» **DO THIS**
Images should be left out, and everything else in the listing reproduced exactly.

···

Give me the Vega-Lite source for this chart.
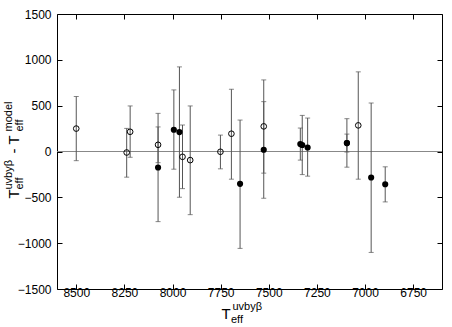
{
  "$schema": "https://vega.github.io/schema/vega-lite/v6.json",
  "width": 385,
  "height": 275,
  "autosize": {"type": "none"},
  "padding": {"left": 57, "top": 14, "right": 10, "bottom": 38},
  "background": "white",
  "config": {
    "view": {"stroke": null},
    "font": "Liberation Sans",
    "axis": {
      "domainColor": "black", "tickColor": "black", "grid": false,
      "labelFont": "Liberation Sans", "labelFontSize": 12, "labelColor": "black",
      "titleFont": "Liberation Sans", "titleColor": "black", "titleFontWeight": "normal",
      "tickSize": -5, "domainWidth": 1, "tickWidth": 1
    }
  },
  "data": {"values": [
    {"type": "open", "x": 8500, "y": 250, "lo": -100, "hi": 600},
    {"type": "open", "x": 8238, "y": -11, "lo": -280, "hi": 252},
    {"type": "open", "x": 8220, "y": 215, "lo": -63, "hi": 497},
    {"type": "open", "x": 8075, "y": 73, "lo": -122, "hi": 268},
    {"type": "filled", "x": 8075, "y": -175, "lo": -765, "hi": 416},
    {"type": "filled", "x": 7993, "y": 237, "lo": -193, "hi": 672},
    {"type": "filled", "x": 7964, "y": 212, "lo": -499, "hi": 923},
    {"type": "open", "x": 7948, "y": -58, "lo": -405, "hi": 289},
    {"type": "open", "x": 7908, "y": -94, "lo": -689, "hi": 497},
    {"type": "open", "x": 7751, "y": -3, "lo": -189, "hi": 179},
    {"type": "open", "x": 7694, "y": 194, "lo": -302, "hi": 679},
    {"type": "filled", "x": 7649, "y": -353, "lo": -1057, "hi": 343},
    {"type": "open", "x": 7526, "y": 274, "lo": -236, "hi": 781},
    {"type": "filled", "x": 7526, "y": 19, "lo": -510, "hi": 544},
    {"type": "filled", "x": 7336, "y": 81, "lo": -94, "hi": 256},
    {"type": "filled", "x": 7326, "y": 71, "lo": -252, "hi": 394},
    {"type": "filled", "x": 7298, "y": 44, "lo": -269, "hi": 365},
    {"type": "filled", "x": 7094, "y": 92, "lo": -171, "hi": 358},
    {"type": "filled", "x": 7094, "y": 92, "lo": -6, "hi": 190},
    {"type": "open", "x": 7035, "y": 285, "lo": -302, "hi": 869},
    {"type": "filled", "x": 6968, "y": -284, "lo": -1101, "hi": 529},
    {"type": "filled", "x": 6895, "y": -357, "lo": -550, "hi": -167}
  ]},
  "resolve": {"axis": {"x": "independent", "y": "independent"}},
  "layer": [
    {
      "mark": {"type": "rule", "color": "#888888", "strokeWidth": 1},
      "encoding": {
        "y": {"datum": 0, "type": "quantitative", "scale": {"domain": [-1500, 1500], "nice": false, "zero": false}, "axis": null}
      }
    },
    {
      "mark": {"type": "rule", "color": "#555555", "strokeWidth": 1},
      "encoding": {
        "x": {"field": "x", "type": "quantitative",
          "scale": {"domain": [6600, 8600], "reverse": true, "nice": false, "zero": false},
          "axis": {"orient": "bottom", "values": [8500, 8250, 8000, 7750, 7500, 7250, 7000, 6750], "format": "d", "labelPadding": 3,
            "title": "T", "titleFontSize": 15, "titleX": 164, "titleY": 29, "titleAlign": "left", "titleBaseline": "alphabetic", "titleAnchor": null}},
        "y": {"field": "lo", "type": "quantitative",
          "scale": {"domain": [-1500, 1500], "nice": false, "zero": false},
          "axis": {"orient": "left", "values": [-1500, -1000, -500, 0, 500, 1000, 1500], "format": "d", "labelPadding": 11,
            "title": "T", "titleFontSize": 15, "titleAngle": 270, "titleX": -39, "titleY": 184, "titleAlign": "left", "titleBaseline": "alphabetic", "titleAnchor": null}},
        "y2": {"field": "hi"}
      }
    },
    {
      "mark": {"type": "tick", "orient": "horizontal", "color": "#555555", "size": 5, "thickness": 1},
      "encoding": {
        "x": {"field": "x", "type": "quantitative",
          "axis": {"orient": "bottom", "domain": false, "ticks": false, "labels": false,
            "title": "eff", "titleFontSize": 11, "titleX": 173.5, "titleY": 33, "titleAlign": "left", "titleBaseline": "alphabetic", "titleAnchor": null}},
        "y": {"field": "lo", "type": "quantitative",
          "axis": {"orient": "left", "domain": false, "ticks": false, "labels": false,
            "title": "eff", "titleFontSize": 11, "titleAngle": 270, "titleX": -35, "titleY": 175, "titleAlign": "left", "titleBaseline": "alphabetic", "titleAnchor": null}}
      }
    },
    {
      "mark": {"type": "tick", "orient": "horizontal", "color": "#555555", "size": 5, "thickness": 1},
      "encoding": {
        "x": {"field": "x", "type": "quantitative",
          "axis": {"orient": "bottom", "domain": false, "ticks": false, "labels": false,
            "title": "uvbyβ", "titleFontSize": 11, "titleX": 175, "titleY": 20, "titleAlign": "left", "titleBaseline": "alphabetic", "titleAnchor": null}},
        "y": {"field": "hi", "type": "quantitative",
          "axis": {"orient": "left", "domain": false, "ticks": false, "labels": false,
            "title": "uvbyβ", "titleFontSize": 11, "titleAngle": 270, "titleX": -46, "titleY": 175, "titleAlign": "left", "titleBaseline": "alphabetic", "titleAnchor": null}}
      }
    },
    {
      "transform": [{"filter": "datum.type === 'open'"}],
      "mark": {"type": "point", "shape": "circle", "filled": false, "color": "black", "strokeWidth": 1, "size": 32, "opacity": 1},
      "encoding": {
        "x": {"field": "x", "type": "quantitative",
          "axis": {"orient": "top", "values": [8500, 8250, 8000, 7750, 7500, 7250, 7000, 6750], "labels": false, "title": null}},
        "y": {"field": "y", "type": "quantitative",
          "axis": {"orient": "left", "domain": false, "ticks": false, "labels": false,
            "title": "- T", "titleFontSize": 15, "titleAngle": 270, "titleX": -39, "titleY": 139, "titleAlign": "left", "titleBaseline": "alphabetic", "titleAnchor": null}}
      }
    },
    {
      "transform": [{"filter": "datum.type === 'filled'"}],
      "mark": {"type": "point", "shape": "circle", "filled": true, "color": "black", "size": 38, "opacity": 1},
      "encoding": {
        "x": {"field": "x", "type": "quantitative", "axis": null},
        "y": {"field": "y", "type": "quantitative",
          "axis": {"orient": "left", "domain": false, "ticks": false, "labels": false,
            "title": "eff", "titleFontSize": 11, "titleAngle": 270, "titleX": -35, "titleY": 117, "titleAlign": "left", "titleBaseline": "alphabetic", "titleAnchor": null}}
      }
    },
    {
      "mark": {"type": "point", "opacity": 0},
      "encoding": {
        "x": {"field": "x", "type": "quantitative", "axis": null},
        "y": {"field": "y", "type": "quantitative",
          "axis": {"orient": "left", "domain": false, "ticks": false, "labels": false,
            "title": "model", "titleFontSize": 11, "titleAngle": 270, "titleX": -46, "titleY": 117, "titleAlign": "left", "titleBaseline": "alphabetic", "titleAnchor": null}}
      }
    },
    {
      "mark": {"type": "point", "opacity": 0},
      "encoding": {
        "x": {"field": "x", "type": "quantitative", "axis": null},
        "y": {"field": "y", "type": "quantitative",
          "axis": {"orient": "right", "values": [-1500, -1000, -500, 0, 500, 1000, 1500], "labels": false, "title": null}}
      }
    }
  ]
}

···

» **EXERCISE ANSWER**
Give me the Vega-Lite source for this chart.
{
  "$schema": "https://vega.github.io/schema/vega-lite/v6.json",
  "width": 385,
  "height": 275,
  "autosize": {"type": "none"},
  "padding": {"left": 57, "top": 14, "right": 10, "bottom": 38},
  "background": "white",
  "config": {
    "view": {"stroke": null},
    "font": "Liberation Sans",
    "axis": {
      "domainColor": "black", "tickColor": "black", "grid": false,
      "labelFont": "Liberation Sans", "labelFontSize": 12, "labelColor": "black",
      "titleFont": "Liberation Sans", "titleColor": "black", "titleFontWeight": "normal",
      "tickSize": -5, "domainWidth": 1, "tickWidth": 1
    }
  },
  "data": {"values": [
    {"type": "open", "x": 8500, "y": 250, "lo": -100, "hi": 600},
    {"type": "open", "x": 8238, "y": -11, "lo": -280, "hi": 252},
    {"type": "open", "x": 8220, "y": 215, "lo": -63, "hi": 497},
    {"type": "open", "x": 8075, "y": 73, "lo": -122, "hi": 268},
    {"type": "filled", "x": 8075, "y": -175, "lo": -765, "hi": 416},
    {"type": "filled", "x": 7993, "y": 237, "lo": -193, "hi": 672},
    {"type": "filled", "x": 7964, "y": 212, "lo": -499, "hi": 923},
    {"type": "open", "x": 7948, "y": -58, "lo": -405, "hi": 289},
    {"type": "open", "x": 7908, "y": -94, "lo": -689, "hi": 497},
    {"type": "open", "x": 7751, "y": -3, "lo": -189, "hi": 179},
    {"type": "open", "x": 7694, "y": 194, "lo": -302, "hi": 679},
    {"type": "filled", "x": 7649, "y": -353, "lo": -1057, "hi": 343},
    {"type": "open", "x": 7526, "y": 274, "lo": -236, "hi": 781},
    {"type": "filled", "x": 7526, "y": 19, "lo": -510, "hi": 544},
    {"type": "filled", "x": 7336, "y": 81, "lo": -94, "hi": 256},
    {"type": "filled", "x": 7326, "y": 71, "lo": -252, "hi": 394},
    {"type": "filled", "x": 7298, "y": 44, "lo": -269, "hi": 365},
    {"type": "filled", "x": 7094, "y": 92, "lo": -171, "hi": 358},
    {"type": "filled", "x": 7094, "y": 92, "lo": -6, "hi": 190},
    {"type": "open", "x": 7035, "y": 285, "lo": -302, "hi": 869},
    {"type": "filled", "x": 6968, "y": -284, "lo": -1101, "hi": 529},
    {"type": "filled", "x": 6895, "y": -357, "lo": -550, "hi": -167}
  ]},
  "resolve": {"axis": {"x": "independent", "y": "independent"}},
  "layer": [
    {
      "mark": {"type": "rule", "color": "#888888", "strokeWidth": 1},
      "encoding": {
        "y": {"datum": 0, "type": "quantitative", "scale": {"domain": [-1500, 1500], "nice": false, "zero": false}, "axis": null}
      }
    },
    {
      "mark": {"type": "rule", "color": "#555555", "strokeWidth": 1},
      "encoding": {
        "x": {"field": "x", "type": "quantitative",
          "scale": {"domain": [6600, 8600], "reverse": true, "nice": false, "zero": false},
          "axis": {"orient": "bottom", "values": [8500, 8250, 8000, 7750, 7500, 7250, 7000, 6750], "format": "d", "labelPadding": 3,
            "title": "T", "titleFontSize": 15, "titleX": 164, "titleY": 29, "titleAlign": "left", "titleBaseline": "alphabetic", "titleAnchor": null}},
        "y": {"field": "lo", "type": "quantitative",
          "scale": {"domain": [-1500, 1500], "nice": false, "zero": false},
          "axis": {"orient": "left", "values": [-1500, -1000, -500, 0, 500, 1000, 1500], "format": "d", "labelPadding": 11,
            "title": "T", "titleFontSize": 15, "titleAngle": 270, "titleX": -39, "titleY": 184, "titleAlign": "left", "titleBaseline": "alphabetic", "titleAnchor": null}},
        "y2": {"field": "hi"}
      }
    },
    {
      "mark": {"type": "tick", "orient": "horizontal", "color": "#555555", "size": 5, "thickness": 1},
      "encoding": {
        "x": {"field": "x", "type": "quantitative",
          "axis": {"orient": "bottom", "domain": false, "ticks": false, "labels": false,
            "title": "eff", "titleFontSize": 11, "titleX": 173.5, "titleY": 33, "titleAlign": "left", "titleBaseline": "alphabetic", "titleAnchor": null}},
        "y": {"field": "lo", "type": "quantitative",
          "axis": {"orient": "left", "domain": false, "ticks": false, "labels": false,
            "title": "eff", "titleFontSize": 11, "titleAngle": 270, "titleX": -35, "titleY": 175, "titleAlign": "left", "titleBaseline": "alphabetic", "titleAnchor": null}}
      }
    },
    {
      "mark": {"type": "tick", "orient": "horizontal", "color": "#555555", "size": 5, "thickness": 1},
      "encoding": {
        "x": {"field": "x", "type": "quantitative",
          "axis": {"orient": "bottom", "domain": false, "ticks": false, "labels": false,
            "title": "uvbyβ", "titleFontSize": 11, "titleX": 175, "titleY": 20, "titleAlign": "left", "titleBaseline": "alphabetic", "titleAnchor": null}},
        "y": {"field": "hi", "type": "quantitative",
          "axis": {"orient": "left", "domain": false, "ticks": false, "labels": false,
            "title": "uvbyβ", "titleFontSize": 11, "titleAngle": 270, "titleX": -46, "titleY": 175, "titleAlign": "left", "titleBaseline": "alphabetic", "titleAnchor": null}}
      }
    },
    {
      "transform": [{"filter": "datum.type === 'open'"}],
      "mark": {"type": "point", "shape": "circle", "filled": false, "color": "black", "strokeWidth": 1, "size": 32, "opacity": 1},
      "encoding": {
        "x": {"field": "x", "type": "quantitative",
          "axis": {"orient": "top", "values": [8500, 8250, 8000, 7750, 7500, 7250, 7000, 6750], "labels": false, "title": null}},
        "y": {"field": "y", "type": "quantitative",
          "axis": {"orient": "left", "domain": false, "ticks": false, "labels": false,
            "title": "- T", "titleFontSize": 15, "titleAngle": 270, "titleX": -39, "titleY": 139, "titleAlign": "left", "titleBaseline": "alphabetic", "titleAnchor": null}}
      }
    },
    {
      "transform": [{"filter": "datum.type === 'filled'"}],
      "mark": {"type": "point", "shape": "circle", "filled": true, "color": "black", "size": 38, "opacity": 1},
      "encoding": {
        "x": {"field": "x", "type": "quantitative", "axis": null},
        "y": {"field": "y", "type": "quantitative",
          "axis": {"orient": "left", "domain": false, "ticks": false, "labels": false,
            "title": "eff", "titleFontSize": 11, "titleAngle": 270, "titleX": -35, "titleY": 117, "titleAlign": "left", "titleBaseline": "alphabetic", "titleAnchor": null}}
      }
    },
    {
      "mark": {"type": "point", "opacity": 0},
      "encoding": {
        "x": {"field": "x", "type": "quantitative", "axis": null},
        "y": {"field": "y", "type": "quantitative",
          "axis": {"orient": "left", "domain": false, "ticks": false, "labels": false,
            "title": "model", "titleFontSize": 11, "titleAngle": 270, "titleX": -46, "titleY": 117, "titleAlign": "left", "titleBaseline": "alphabetic", "titleAnchor": null}}
      }
    },
    {
      "mark": {"type": "point", "opacity": 0},
      "encoding": {
        "x": {"field": "x", "type": "quantitative", "axis": null},
        "y": {"field": "y", "type": "quantitative",
          "axis": {"orient": "right", "values": [-1500, -1000, -500, 0, 500, 1000, 1500], "labels": false, "title": null}}
      }
    }
  ]
}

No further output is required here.